I need some help on this question. I just have no idea on how to get started on this problem.
Here is the problem:
For two and three dimensional vectors, the fundamental property of dot products
$ A \cdot B = |A||B| \cos{\theta}$ implies that $A \cdot B \leq |A||B|$ (1.1)

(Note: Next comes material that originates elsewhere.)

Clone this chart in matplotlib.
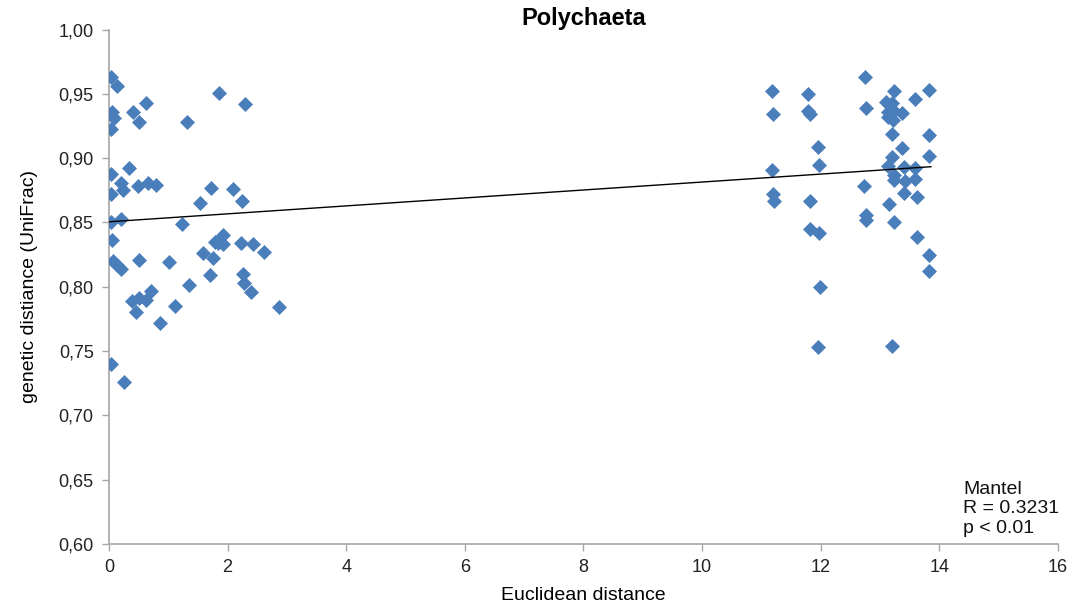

Show that $|A- \gamma B|^2$ implies (1.1) where $\gamma = \frac{A \cdot B}{B \cdot B}$
I just do not know how to begin with this problem
If $|B|=0$, then $|A||B|\geq|A\cdot B|$ holds trivially. Else, consider: $$ 0\leq |A-\gamma B|^2=|A|^2-2\gamma A\cdot B+\gamma^2|B|^2. $$ Now, if you use $\gamma=\frac{A\cdot B}{B\cdot B}$, then the above is translated to $$ 0\leq |A|^2-2\frac{(A\cdot B)^2}{|B|^2}+\frac{(A\cdot B)^2}{|B|^2}=|A|^2-\frac{(A\cdot B)^2}{|B|^2}\implies |A|^2\geq \frac{(A\cdot B)^2}{|B|^2} $$ which rearranges to give $|A|^2|B|^2\geq(A\cdot B)^2$, or, equivalently, $|A||B|\geq|A\cdot B|$.